From Mom and Dad
In March of last year, John and I became members of a very exclusive club.
The price of membership was so dear we could not imagine being a part of the club. We realized in the back of our minds people didn’t choose to join and pay the dues it was done for them. In fact, only The Lord really has any idea of how members are selected. There are lots of theories of how The Lord may choose, but much of the time, the theories come from non-members, non-Christians who don’t understand much about the situation.
The “club” we are now in (although it is not organized) is known as “Bereaved Parents Club”. The cost of our membership was the life of our daughter; and we like other members, have no idea why we were selected for membership, but know God will some day reward us for our suffering and loss.
Even now a year afterward, inside our hearts and minds we continue to fight membership. There was no way to avoid it…We did our best to save Melanie.
We have learned a lot since our membership began. We now understand about other members. In fact, we seek to be with them, to discuss our membership, and try to understand its value.
Sometimes, those outside the club are afraid of us, fearing if they come near us or talk with us, they will be selected to become members too. Acquaintances often try to ignore our membership, pretend that it doesn’t exist. They seem to think that will make things easier, and then the members won’t feel bad, but it only makes things worse.
So many times we have wanted someone to mention something about Melanie, who still lives inside us and overshadows all our thoughts. We have heard people say” I don’t want to upset them, or remind them of her, or say something that will make them cry”. We want to tell you, the only way you can make us feel any worse than we already do is to pretend that she did not exist or that our pain is not as deep as you surely know it is.
Have you ever experienced the feeling of having one terrible incident go though your mind, day after day, month after month, wondering why it happened and how you could have prevented it? Well, don’t worry about reminding us of Melanie. We are thinking about her nearly twenty-four hours a day. Sure sometimes our minds are temporarily distracted; it would have to be to function at all.
But if you think there is even one day that goes by without Melanie’s death tearing up our hearts, then you have no idea what this club is about.
We appreciate your talking about Melanie, or at least letting us talk about her. She was a very large part of our life, and ignoring her now will really hurt us. It makes us think that you feel she’s no longer important because she is gone. It hurts to think that people don’t want to think about her or remember the good things about her, just because she has died.
We understand that you don’t want to say anything that will make us cry. That sounds kind, and we used to feel that way too, but now we know better. We would rather the tears didn’t come when you talk us because we know they may scare you away, or at least make you very uncomfortable. But we have learned how useful and necessary they are.

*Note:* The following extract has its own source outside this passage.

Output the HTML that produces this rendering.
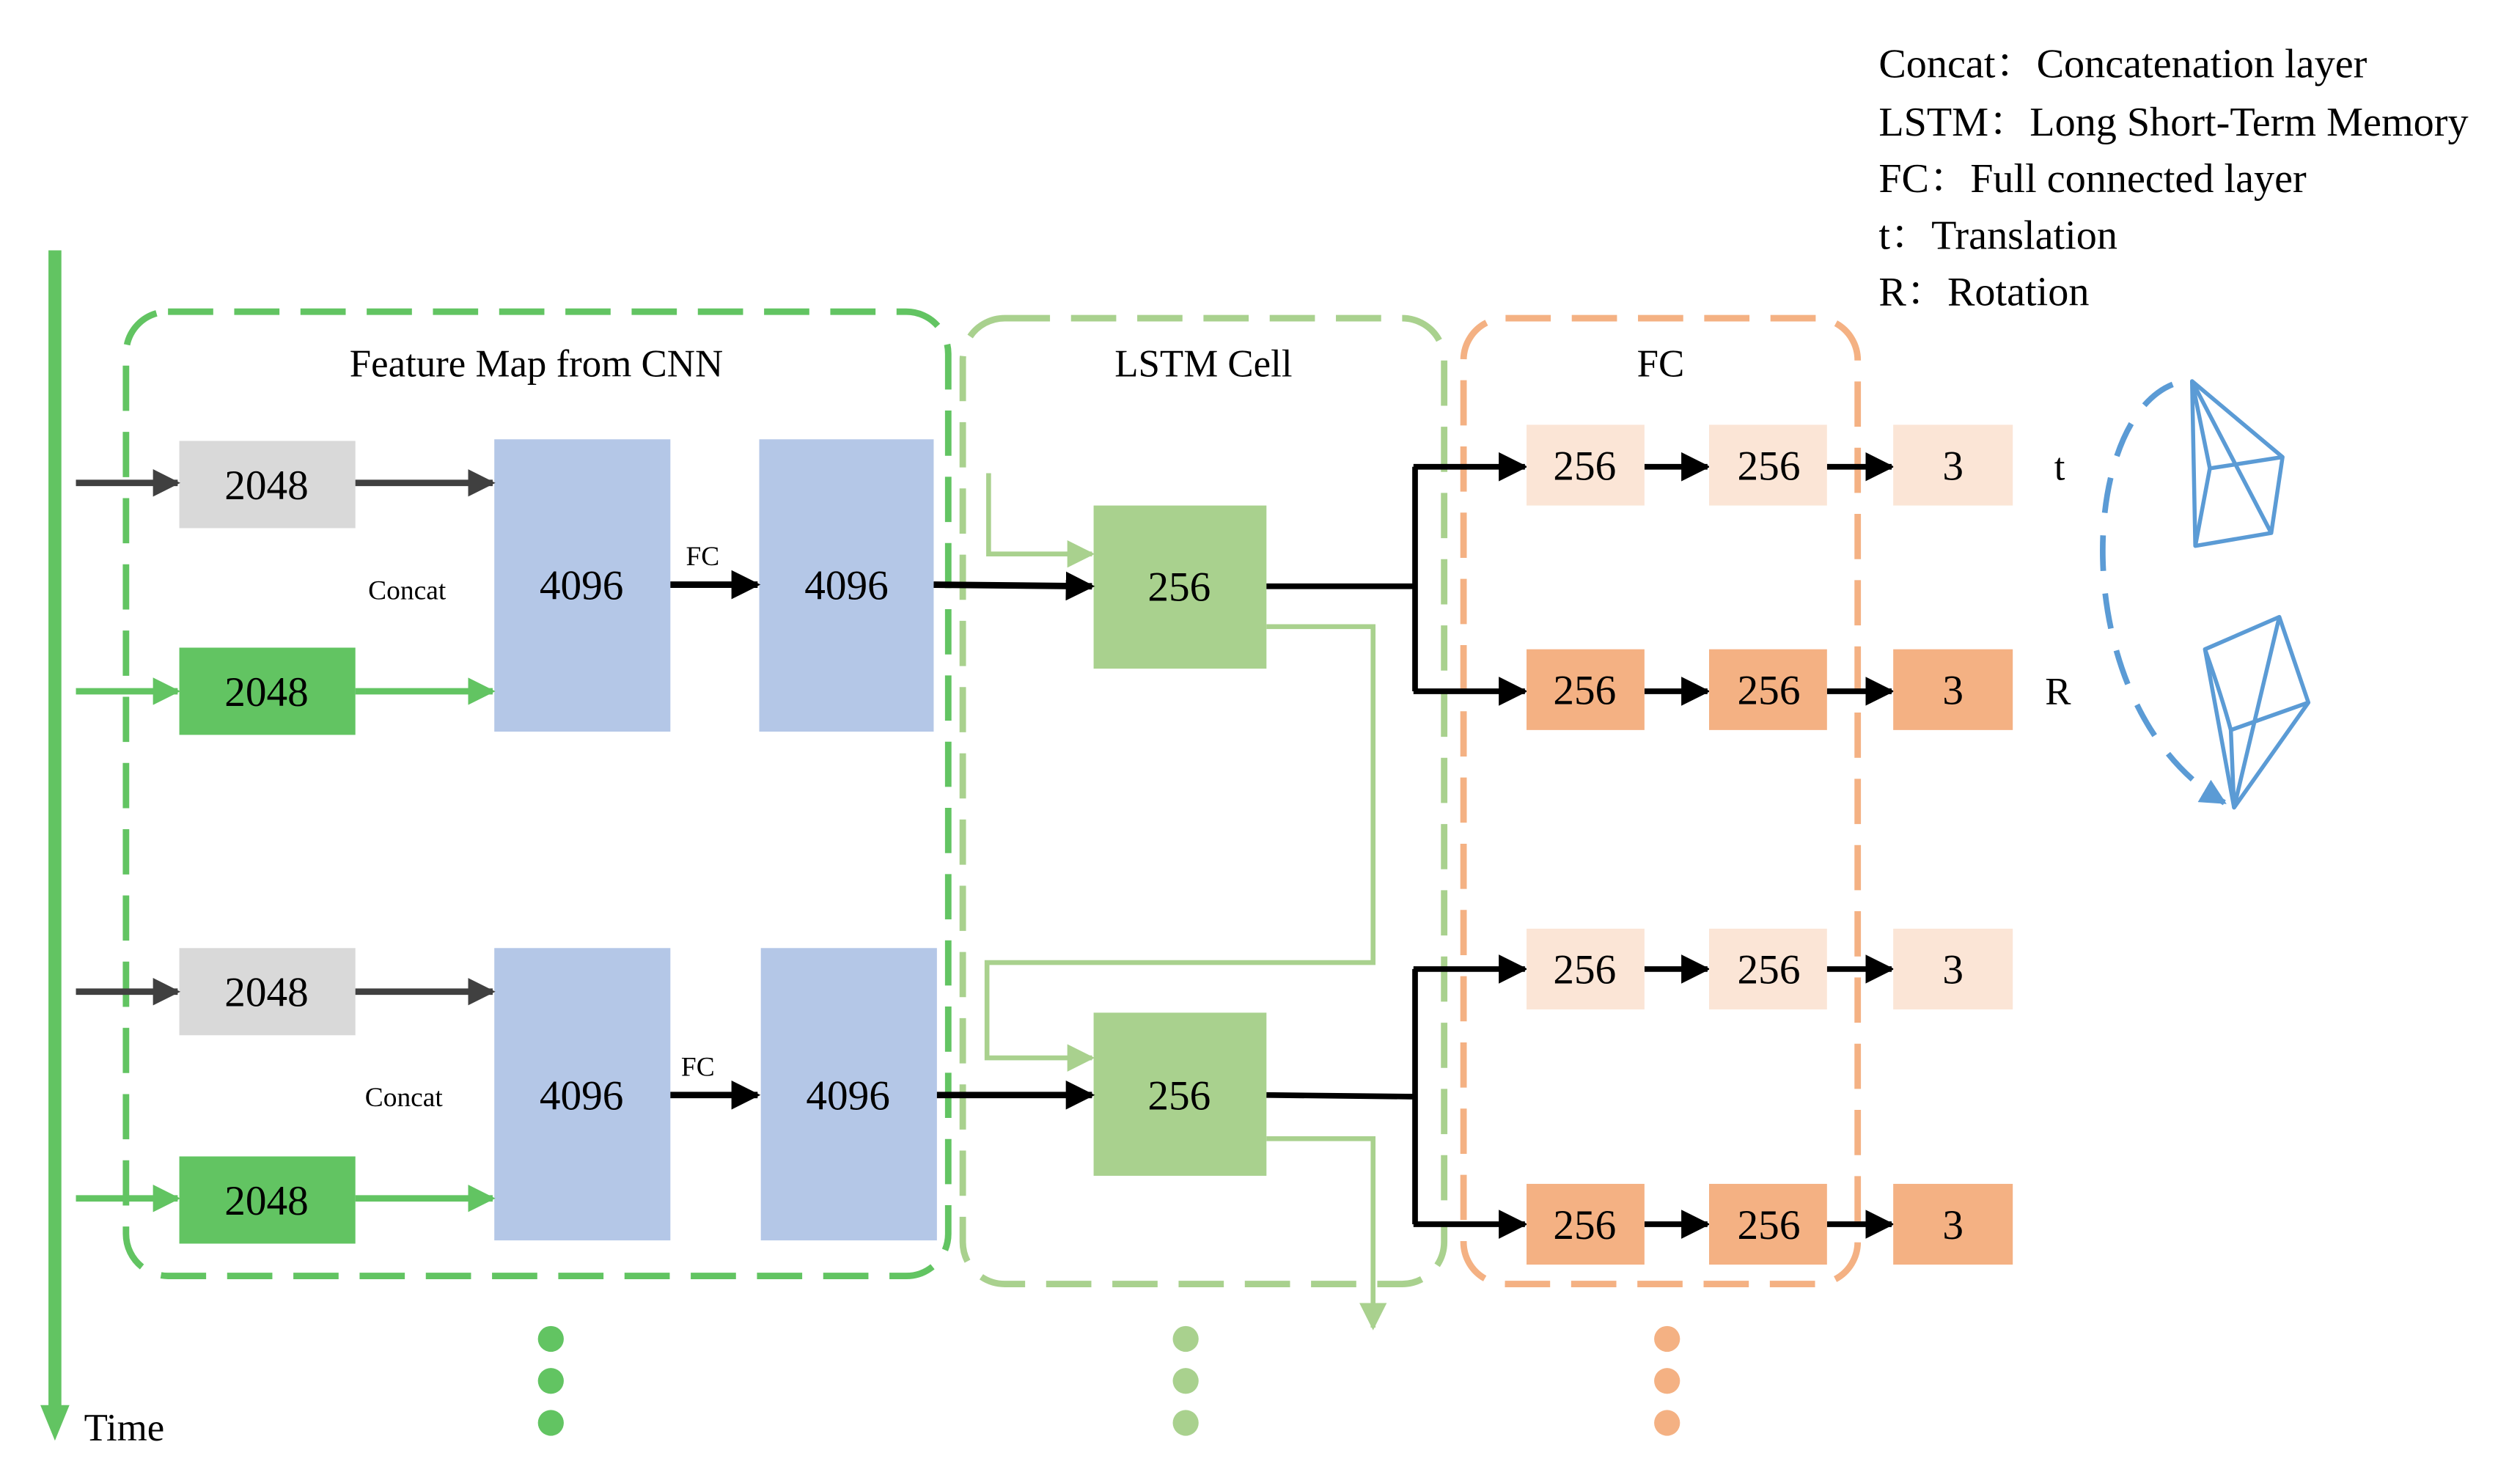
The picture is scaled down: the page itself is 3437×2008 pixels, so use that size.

If you allow us to cry in your presence then perhaps we won’t cry alone, wondering if anyone else remembers or even cares about our lose.
You can not know what will make us cry, sometimes we don’t know ourselves. Some days we stay dry eyed through nearly everything. Other days, the slightest thing will start the tears, things you could not possibly imagine or anticipate. Not all the tears are tears of sorrow. Even in the midst of our anguish, we sometimes cry tears of joy and relief because you have reached out; because you have confirmed that Melanie was special; perhaps because you have shared with us some precious memory about her which we had not known before.
Please don’t run away from us. Don’t pretend her death never occurred, or even worse that she never lived. We still love her, think of her, and need to remember. Please share with us and we will both feel better.
We are learning that God is not punishing us. He did not cause her death, but he can help us to grow through this experience to become stronger, wiser and more caring. Initially, when we were told by a church member that we would change and grow stronger through this experience, we wanted to scream that if it meant losing Melanie, we didn’t want to change or get stronger. But we now know we had no choice about that… she is with the Lord and the only choices we had were to either trust the path God had chosen for us or allow grief to destroy us. We chose God’s path, and will continue to do so for the rest of our lives. If our dear Melanie at the age of six trusted him enough to die without fear and wanted others to trust as well, maybe there is some small thing you could give to God and see what happens. He brought us through the worst time in our lives and rewarded us with the life of a beautiful baby girl to bring us hope and memories. We love you all and thank you for allowing us to grieve. Please continue to wear Mel’s purple band, but not in memory of her but in honor of her wish for everyone to pray to the Lord and to always trust in him. The purple ribbons around trees and car antennas should be testaments of you pledge to trust in God as Melanie did. Purple is the color of royalty, maybe Melanie loved this color because it reminded her of the royalty and grandeur her Lord and savior Jesus Christ.